● Task data:
------------------------------------------------

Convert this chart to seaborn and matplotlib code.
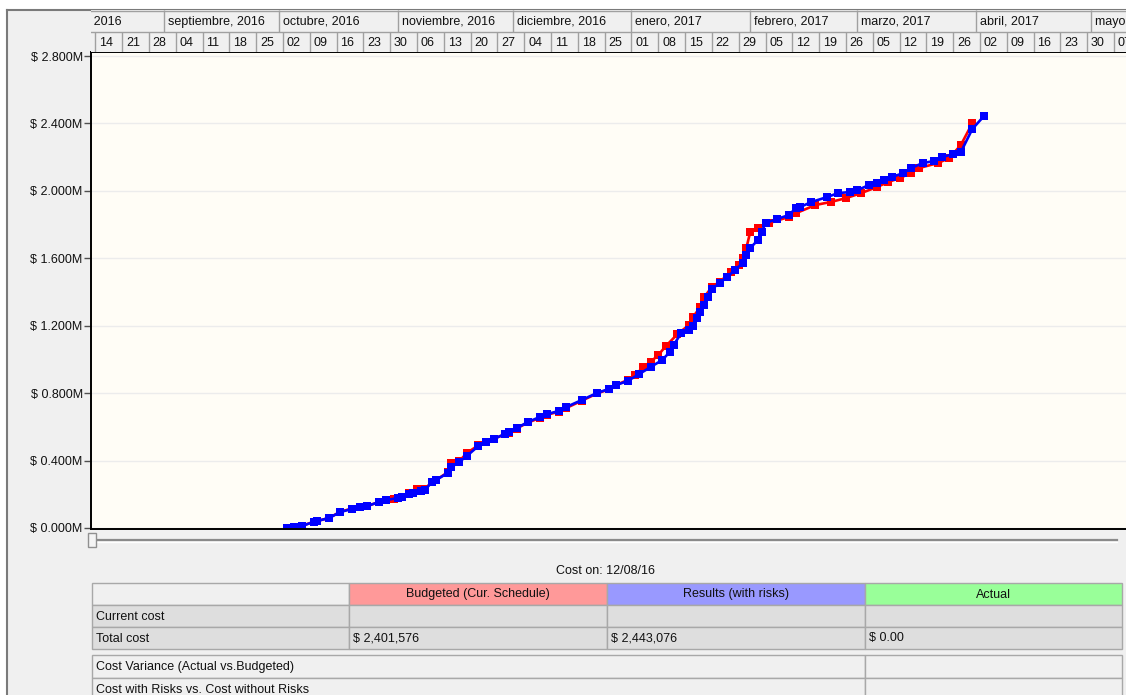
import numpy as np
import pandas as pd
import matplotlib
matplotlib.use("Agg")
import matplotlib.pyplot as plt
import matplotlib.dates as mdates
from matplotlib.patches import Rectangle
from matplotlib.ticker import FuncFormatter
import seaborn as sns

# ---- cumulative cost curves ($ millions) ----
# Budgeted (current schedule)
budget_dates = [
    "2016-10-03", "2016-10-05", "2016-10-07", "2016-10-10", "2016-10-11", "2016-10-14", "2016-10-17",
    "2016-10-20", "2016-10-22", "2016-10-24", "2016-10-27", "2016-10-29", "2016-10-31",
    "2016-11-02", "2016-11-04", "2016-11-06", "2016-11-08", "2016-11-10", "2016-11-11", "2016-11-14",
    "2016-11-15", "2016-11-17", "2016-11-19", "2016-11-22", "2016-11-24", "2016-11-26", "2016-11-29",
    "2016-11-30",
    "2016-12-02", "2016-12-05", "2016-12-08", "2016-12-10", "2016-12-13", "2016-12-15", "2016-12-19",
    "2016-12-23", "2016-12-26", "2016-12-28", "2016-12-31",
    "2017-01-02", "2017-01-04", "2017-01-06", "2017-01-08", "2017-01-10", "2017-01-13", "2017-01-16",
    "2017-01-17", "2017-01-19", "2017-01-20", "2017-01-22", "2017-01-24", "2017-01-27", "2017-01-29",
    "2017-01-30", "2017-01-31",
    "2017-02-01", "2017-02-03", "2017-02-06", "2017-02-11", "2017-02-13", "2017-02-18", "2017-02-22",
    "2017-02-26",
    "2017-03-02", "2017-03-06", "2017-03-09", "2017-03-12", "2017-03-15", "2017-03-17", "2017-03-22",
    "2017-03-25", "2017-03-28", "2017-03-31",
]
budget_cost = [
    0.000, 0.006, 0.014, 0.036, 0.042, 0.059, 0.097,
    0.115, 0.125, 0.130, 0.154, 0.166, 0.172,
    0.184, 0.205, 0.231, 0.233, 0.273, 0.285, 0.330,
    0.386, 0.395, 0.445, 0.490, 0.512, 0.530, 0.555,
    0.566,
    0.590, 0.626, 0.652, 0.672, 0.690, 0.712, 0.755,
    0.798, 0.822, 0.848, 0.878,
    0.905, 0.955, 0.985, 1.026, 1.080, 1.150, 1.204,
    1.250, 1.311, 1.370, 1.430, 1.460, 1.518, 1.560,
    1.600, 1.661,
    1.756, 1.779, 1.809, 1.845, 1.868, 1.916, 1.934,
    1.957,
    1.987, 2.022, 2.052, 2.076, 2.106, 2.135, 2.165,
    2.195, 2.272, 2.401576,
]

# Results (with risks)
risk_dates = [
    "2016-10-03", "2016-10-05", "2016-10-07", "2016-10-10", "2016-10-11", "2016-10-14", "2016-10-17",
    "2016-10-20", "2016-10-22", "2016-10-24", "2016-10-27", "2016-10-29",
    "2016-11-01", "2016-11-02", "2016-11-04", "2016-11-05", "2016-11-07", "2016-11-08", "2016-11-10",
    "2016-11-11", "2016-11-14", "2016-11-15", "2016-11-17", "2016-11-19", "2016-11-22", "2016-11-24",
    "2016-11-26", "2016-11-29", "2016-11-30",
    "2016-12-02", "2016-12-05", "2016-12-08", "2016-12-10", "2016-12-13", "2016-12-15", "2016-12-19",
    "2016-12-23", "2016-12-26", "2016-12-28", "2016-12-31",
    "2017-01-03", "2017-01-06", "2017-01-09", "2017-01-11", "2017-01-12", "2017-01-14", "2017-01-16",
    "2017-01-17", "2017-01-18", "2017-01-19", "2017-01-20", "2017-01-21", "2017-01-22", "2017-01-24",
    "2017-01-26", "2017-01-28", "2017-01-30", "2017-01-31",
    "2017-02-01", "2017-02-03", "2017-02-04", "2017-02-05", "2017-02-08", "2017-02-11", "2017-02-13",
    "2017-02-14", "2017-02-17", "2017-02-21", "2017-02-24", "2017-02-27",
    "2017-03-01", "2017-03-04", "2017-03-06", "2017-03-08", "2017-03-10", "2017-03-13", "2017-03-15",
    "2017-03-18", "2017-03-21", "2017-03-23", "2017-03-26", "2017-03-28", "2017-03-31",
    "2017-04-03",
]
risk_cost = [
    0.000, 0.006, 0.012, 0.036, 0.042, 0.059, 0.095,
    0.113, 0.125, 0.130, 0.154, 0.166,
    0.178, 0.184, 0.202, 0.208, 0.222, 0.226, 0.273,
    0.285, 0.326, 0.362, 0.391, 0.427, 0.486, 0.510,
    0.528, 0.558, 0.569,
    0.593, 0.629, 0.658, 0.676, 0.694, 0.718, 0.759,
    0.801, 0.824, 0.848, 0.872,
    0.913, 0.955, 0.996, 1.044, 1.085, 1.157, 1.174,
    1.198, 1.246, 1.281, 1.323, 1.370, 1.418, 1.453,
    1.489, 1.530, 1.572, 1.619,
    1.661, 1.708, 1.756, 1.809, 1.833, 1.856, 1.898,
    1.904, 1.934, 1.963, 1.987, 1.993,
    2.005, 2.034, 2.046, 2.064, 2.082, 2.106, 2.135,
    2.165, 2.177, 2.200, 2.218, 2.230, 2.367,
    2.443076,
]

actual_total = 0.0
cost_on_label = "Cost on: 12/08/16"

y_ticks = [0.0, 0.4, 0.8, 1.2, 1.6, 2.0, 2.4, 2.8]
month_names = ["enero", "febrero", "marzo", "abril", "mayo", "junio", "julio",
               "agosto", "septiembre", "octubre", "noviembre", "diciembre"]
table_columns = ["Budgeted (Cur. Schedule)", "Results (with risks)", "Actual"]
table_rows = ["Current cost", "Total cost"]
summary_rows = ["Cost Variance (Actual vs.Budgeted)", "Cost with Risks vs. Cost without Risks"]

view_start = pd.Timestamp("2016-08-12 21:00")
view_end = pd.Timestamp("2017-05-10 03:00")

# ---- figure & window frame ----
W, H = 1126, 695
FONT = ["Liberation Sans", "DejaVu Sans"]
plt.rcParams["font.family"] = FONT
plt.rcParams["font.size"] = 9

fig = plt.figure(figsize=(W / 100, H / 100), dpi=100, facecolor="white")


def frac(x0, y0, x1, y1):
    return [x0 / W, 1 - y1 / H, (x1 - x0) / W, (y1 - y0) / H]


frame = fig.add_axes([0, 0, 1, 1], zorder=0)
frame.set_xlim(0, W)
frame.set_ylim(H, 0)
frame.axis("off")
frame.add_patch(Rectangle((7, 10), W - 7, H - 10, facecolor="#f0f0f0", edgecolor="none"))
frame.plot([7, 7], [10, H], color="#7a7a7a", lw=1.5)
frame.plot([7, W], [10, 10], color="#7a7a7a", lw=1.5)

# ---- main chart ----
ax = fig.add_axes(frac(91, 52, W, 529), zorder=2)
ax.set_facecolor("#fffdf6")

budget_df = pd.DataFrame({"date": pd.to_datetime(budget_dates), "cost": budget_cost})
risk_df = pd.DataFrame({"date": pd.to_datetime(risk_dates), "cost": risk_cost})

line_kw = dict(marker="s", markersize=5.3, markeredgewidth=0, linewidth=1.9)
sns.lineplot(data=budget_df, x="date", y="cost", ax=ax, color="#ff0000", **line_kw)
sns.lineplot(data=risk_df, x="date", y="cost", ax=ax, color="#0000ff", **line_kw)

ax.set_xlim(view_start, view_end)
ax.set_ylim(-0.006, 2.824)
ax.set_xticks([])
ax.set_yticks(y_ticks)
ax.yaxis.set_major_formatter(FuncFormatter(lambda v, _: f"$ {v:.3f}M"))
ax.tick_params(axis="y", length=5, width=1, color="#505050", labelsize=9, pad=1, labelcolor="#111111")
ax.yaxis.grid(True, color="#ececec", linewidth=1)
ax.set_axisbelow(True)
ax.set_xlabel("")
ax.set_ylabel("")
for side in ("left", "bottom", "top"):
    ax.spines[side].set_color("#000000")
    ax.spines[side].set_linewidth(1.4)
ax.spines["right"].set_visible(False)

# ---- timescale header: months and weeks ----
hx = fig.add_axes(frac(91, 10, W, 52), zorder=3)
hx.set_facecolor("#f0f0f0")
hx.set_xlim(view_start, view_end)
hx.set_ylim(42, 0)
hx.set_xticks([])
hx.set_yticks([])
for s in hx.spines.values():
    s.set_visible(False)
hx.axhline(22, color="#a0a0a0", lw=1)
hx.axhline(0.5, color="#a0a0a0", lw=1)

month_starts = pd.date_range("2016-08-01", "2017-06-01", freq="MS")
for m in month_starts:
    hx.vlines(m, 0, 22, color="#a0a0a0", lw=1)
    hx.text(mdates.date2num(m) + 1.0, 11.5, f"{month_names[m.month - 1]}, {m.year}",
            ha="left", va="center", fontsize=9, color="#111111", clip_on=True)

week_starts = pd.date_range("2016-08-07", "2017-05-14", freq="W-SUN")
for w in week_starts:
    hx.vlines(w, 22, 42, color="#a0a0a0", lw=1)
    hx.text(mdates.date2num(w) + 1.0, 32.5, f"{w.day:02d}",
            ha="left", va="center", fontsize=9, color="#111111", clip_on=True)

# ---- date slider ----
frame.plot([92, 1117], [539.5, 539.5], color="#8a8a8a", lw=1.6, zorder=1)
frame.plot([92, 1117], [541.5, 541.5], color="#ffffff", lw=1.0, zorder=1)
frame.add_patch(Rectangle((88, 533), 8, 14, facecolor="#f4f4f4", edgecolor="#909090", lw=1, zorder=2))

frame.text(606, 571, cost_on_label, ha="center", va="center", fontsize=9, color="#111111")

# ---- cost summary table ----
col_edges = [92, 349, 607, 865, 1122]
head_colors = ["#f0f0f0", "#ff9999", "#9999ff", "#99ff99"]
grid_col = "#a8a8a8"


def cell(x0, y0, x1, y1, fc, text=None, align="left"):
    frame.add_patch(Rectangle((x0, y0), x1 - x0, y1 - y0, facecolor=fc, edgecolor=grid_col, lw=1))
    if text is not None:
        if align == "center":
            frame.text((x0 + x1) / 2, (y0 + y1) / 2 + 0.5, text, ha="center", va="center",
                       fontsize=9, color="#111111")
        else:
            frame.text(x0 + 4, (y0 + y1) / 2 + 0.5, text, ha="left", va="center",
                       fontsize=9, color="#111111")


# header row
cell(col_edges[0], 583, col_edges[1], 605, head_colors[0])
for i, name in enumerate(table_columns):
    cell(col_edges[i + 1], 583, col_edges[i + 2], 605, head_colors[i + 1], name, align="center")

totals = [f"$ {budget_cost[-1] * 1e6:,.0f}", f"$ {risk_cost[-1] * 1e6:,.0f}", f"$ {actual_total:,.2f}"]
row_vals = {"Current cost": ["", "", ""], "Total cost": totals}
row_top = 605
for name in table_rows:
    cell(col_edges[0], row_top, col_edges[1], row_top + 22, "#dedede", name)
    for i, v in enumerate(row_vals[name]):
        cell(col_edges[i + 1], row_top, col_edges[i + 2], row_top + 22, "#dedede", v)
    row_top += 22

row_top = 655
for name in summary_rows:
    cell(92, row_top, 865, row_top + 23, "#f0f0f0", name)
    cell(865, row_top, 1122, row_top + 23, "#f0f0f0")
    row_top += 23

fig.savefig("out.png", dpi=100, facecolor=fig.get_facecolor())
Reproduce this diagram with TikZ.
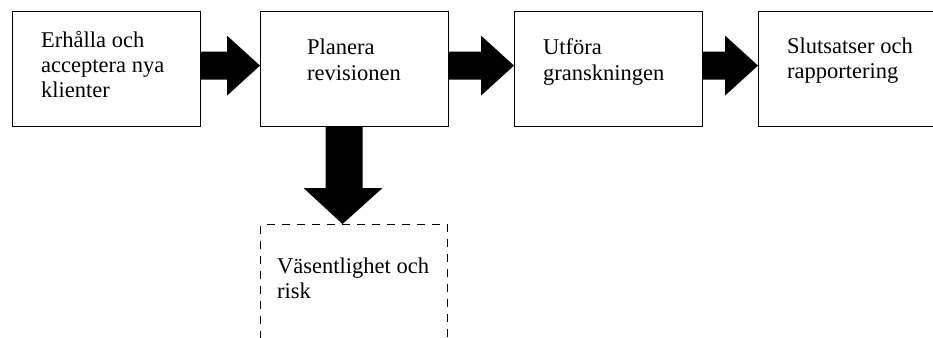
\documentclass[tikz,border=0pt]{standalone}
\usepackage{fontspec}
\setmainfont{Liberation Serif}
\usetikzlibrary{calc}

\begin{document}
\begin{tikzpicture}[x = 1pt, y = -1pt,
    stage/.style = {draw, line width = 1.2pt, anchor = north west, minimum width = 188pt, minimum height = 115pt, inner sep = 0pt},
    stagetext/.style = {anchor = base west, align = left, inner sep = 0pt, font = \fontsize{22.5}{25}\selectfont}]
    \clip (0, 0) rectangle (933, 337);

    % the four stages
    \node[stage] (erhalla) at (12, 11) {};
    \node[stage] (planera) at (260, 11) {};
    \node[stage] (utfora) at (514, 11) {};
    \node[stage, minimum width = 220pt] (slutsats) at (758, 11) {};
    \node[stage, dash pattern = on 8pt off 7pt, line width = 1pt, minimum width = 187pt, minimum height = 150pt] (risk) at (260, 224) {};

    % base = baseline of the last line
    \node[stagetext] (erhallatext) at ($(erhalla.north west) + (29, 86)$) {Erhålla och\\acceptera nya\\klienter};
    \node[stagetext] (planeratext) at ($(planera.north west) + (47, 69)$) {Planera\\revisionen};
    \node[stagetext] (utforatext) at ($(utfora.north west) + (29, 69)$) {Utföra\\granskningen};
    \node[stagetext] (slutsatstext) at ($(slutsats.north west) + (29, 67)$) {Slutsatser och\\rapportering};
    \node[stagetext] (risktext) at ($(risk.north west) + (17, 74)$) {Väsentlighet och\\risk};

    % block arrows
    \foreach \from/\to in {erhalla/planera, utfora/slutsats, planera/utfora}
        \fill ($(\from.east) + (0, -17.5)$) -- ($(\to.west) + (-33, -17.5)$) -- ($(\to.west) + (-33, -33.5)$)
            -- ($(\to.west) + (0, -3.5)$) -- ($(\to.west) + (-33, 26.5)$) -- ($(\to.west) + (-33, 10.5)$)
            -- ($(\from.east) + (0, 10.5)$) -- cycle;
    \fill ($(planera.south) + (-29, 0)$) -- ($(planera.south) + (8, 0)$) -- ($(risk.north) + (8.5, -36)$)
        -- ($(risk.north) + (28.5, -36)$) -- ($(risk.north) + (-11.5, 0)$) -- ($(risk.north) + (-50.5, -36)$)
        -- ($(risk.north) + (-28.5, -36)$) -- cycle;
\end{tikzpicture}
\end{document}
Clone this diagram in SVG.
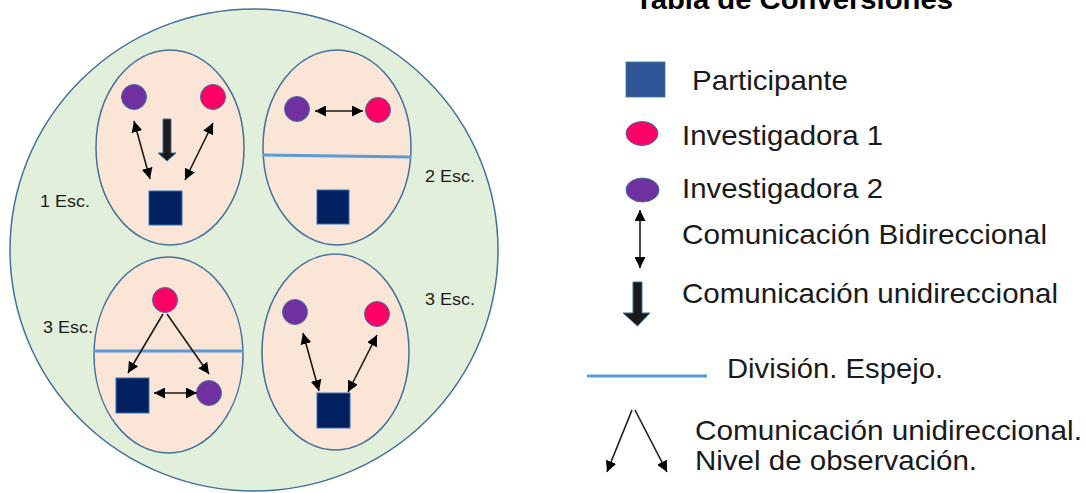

------------------------------------------------

With all pictures left out, please transcribe exactly the lines from the start of the material through the line with "import seaborn as sns".

● Expected answer:
Convert this chart to seaborn and matplotlib code.
import numpy as np
import pandas as pd
import matplotlib
matplotlib.use("Agg")
import matplotlib.pyplot as plt
import matplotlib.dates as mdates
from matplotlib.patches import Rectangle
from matplotlib.ticker import FuncFormatter
import seaborn as sns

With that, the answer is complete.